── MATERIAL SHOWN
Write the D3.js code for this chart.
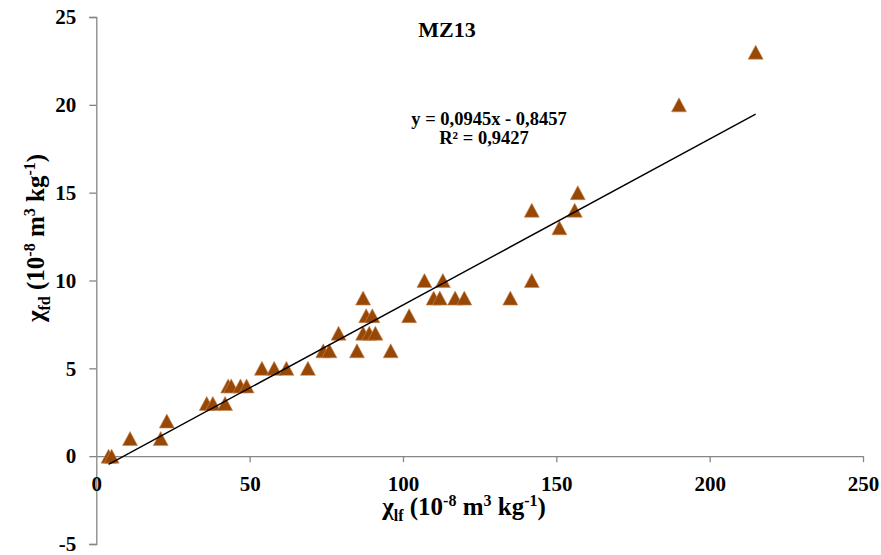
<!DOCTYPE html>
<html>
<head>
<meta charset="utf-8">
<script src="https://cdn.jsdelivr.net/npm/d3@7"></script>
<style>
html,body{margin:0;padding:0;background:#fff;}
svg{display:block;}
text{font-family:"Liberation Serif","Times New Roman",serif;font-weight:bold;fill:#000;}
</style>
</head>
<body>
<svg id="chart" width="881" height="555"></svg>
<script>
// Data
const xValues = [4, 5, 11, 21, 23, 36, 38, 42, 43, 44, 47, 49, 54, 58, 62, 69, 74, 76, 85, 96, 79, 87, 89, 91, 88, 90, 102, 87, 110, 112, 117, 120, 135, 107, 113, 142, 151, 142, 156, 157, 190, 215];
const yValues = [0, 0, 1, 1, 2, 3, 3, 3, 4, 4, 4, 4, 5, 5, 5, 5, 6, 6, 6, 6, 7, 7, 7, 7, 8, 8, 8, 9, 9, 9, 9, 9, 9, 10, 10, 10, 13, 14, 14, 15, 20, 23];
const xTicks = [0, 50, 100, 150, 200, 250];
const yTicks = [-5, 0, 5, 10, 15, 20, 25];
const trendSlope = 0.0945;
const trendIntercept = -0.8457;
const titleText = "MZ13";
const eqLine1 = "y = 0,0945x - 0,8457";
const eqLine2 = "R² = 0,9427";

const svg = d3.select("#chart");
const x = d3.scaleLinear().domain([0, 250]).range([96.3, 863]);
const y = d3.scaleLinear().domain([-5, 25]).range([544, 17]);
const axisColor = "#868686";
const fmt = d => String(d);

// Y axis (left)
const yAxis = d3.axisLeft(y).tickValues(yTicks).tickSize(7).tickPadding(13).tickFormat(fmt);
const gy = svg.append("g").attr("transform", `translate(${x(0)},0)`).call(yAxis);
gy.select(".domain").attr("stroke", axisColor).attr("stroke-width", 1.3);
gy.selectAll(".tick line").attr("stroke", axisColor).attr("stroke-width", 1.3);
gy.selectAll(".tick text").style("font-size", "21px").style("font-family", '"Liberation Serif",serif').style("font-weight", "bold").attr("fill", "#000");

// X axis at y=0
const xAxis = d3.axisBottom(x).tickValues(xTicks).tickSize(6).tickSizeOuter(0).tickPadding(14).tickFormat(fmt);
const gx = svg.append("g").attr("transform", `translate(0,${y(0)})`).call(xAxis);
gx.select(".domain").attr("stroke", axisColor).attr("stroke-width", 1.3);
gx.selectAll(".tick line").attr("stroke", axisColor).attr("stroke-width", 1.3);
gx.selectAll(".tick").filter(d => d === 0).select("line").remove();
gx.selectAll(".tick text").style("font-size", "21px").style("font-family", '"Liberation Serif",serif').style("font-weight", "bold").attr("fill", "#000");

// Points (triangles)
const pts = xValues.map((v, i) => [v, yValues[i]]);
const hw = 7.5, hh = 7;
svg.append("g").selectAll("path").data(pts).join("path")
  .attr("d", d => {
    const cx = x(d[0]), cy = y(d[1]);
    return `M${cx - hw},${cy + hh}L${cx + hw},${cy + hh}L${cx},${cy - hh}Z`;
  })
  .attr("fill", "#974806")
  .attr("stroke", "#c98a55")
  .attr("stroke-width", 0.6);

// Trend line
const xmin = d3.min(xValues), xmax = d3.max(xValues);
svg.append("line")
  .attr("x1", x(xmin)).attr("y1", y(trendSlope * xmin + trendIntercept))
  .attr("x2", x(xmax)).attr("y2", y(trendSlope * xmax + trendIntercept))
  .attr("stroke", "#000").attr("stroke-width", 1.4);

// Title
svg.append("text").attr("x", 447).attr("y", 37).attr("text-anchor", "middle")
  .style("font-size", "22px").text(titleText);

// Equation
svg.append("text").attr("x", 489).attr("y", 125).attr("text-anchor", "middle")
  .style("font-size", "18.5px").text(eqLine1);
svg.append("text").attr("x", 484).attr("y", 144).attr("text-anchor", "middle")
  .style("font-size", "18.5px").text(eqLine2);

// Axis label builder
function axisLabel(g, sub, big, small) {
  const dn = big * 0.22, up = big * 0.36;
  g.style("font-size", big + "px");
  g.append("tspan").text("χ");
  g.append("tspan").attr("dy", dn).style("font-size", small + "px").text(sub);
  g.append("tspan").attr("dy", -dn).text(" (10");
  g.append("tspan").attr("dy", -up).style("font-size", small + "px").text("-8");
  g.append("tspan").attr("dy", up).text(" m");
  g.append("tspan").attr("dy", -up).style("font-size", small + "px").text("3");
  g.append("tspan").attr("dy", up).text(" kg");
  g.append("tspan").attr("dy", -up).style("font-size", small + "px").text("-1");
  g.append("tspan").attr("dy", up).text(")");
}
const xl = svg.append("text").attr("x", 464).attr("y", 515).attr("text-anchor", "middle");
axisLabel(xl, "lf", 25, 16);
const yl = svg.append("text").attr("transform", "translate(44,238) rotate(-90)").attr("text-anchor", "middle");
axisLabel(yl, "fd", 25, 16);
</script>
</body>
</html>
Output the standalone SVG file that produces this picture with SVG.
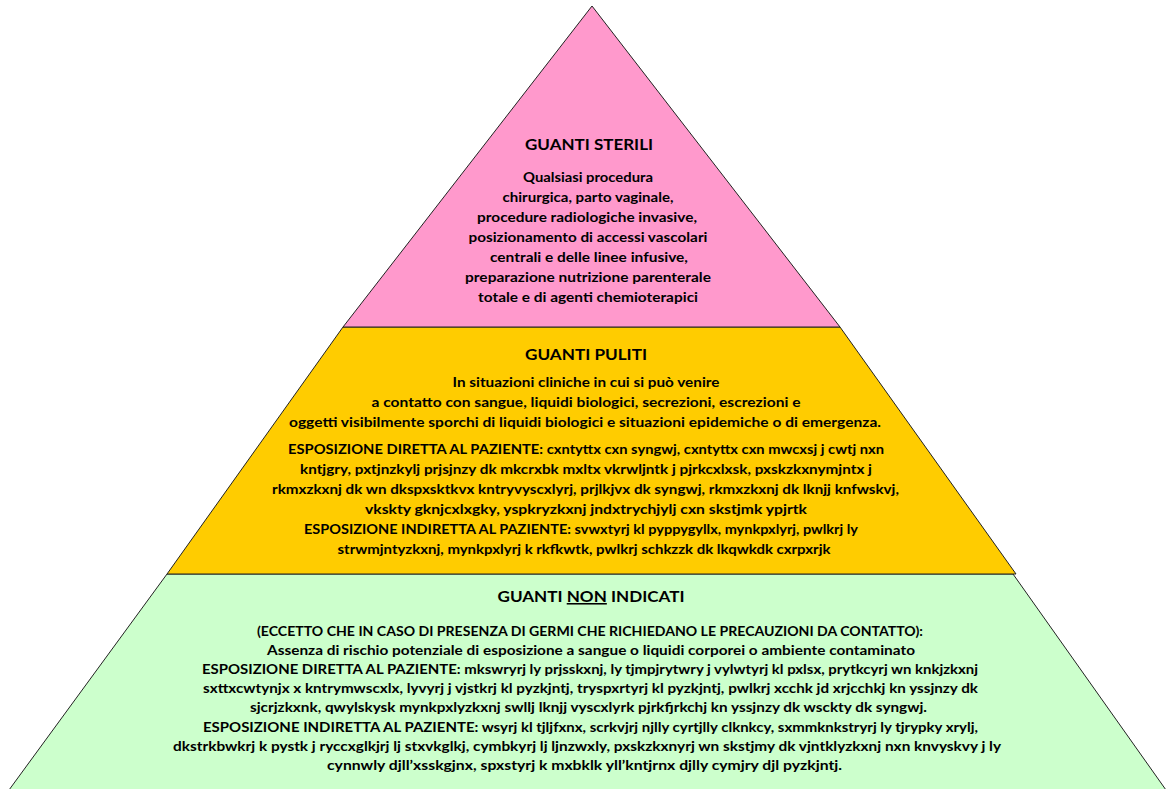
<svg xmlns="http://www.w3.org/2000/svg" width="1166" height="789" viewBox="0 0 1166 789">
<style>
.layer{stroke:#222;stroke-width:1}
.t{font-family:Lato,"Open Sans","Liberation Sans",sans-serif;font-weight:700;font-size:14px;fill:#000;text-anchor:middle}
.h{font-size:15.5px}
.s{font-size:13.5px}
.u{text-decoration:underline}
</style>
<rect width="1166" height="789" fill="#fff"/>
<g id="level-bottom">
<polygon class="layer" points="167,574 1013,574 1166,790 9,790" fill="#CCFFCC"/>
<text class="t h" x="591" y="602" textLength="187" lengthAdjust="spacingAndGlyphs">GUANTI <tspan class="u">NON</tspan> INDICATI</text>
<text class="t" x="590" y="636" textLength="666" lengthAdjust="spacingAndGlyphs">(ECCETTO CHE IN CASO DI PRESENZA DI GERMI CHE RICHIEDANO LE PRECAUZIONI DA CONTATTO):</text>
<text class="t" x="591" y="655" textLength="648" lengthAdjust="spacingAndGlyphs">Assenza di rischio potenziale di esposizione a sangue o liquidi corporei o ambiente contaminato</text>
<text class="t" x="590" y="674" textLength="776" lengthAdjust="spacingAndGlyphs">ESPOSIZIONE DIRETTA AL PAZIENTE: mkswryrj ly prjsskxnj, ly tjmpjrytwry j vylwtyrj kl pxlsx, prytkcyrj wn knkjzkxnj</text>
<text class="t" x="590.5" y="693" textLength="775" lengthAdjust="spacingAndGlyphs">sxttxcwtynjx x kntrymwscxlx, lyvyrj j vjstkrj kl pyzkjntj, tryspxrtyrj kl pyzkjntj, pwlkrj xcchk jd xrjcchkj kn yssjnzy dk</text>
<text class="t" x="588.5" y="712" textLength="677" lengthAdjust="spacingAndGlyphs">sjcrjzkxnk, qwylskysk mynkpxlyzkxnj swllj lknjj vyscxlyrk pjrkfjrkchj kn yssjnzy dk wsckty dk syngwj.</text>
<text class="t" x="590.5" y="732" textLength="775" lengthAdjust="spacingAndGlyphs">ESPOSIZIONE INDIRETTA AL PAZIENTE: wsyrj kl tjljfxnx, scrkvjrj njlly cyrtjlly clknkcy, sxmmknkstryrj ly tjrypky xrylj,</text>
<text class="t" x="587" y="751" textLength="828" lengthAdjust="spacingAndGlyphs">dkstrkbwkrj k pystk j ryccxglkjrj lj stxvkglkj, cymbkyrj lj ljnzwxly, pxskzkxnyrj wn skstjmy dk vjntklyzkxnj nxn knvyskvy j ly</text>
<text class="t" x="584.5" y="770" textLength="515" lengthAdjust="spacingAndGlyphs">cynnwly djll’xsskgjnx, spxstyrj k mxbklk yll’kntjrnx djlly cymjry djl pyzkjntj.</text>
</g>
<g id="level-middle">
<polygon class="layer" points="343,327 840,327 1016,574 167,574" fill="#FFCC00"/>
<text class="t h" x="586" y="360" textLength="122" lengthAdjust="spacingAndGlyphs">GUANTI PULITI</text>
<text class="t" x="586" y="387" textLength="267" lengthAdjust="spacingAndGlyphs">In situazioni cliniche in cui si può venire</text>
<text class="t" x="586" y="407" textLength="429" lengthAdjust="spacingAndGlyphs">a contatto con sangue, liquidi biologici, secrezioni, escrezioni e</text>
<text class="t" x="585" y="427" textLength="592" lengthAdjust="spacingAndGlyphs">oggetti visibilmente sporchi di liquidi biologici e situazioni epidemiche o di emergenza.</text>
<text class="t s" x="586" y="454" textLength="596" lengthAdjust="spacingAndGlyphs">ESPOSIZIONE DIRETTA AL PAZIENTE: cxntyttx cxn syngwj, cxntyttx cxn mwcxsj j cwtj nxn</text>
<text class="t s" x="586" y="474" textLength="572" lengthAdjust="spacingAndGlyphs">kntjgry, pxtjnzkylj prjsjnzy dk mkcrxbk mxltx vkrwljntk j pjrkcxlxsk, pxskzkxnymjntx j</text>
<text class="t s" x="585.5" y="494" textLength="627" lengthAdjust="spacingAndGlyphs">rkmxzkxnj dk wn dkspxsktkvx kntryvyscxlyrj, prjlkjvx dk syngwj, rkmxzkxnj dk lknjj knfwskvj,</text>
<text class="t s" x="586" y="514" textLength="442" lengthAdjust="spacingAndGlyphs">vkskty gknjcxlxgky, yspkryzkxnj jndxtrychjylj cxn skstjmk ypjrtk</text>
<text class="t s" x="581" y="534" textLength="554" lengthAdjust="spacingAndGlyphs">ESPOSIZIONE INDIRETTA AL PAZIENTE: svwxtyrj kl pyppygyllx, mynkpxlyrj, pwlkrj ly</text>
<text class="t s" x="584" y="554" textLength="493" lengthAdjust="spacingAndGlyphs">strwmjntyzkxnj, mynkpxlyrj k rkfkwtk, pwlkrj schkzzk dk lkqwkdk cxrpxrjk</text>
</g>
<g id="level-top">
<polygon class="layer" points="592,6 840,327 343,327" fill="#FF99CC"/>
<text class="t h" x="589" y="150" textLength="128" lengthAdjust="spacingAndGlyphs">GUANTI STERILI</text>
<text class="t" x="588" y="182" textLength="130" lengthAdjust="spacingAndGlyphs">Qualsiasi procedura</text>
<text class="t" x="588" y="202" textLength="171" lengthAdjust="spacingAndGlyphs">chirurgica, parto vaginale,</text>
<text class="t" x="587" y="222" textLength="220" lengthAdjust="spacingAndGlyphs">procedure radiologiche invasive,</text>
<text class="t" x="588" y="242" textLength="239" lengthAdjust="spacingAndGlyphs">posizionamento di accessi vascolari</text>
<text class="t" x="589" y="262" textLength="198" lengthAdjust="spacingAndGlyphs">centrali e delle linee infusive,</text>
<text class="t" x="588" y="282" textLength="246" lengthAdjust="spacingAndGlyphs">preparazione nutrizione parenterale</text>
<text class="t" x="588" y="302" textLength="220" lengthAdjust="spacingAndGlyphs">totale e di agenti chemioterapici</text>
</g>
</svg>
────
> _TASK INSTRUCTIONS_
Repeat the lines above, starting at the first and stopping after the line that holds "const fmt = d => String(d);", with the pictures left out.

> _ANSWER TO THE PROBLEM_
Write the D3.js code for this chart.
<!DOCTYPE html>
<html>
<head>
<meta charset="utf-8">
<script src="https://cdn.jsdelivr.net/npm/d3@7"></script>
<style>
html,body{margin:0;padding:0;background:#fff;}
svg{display:block;}
text{font-family:"Liberation Serif","Times New Roman",serif;font-weight:bold;fill:#000;}
</style>
</head>
<body>
<svg id="chart" width="881" height="555"></svg>
<script>
// Data
const xValues = [4, 5, 11, 21, 23, 36, 38, 42, 43, 44, 47, 49, 54, 58, 62, 69, 74, 76, 85, 96, 79, 87, 89, 91, 88, 90, 102, 87, 110, 112, 117, 120, 135, 107, 113, 142, 151, 142, 156, 157, 190, 215];
const yValues = [0, 0, 1, 1, 2, 3, 3, 3, 4, 4, 4, 4, 5, 5, 5, 5, 6, 6, 6, 6, 7, 7, 7, 7, 8, 8, 8, 9, 9, 9, 9, 9, 9, 10, 10, 10, 13, 14, 14, 15, 20, 23];
const xTicks = [0, 50, 100, 150, 200, 250];
const yTicks = [-5, 0, 5, 10, 15, 20, 25];
const trendSlope = 0.0945;
const trendIntercept = -0.8457;
const titleText = "MZ13";
const eqLine1 = "y = 0,0945x - 0,8457";
const eqLine2 = "R² = 0,9427";

const svg = d3.select("#chart");
const x = d3.scaleLinear().domain([0, 250]).range([96.3, 863]);
const y = d3.scaleLinear().domain([-5, 25]).range([544, 17]);
const axisColor = "#868686";
const fmt = d => String(d);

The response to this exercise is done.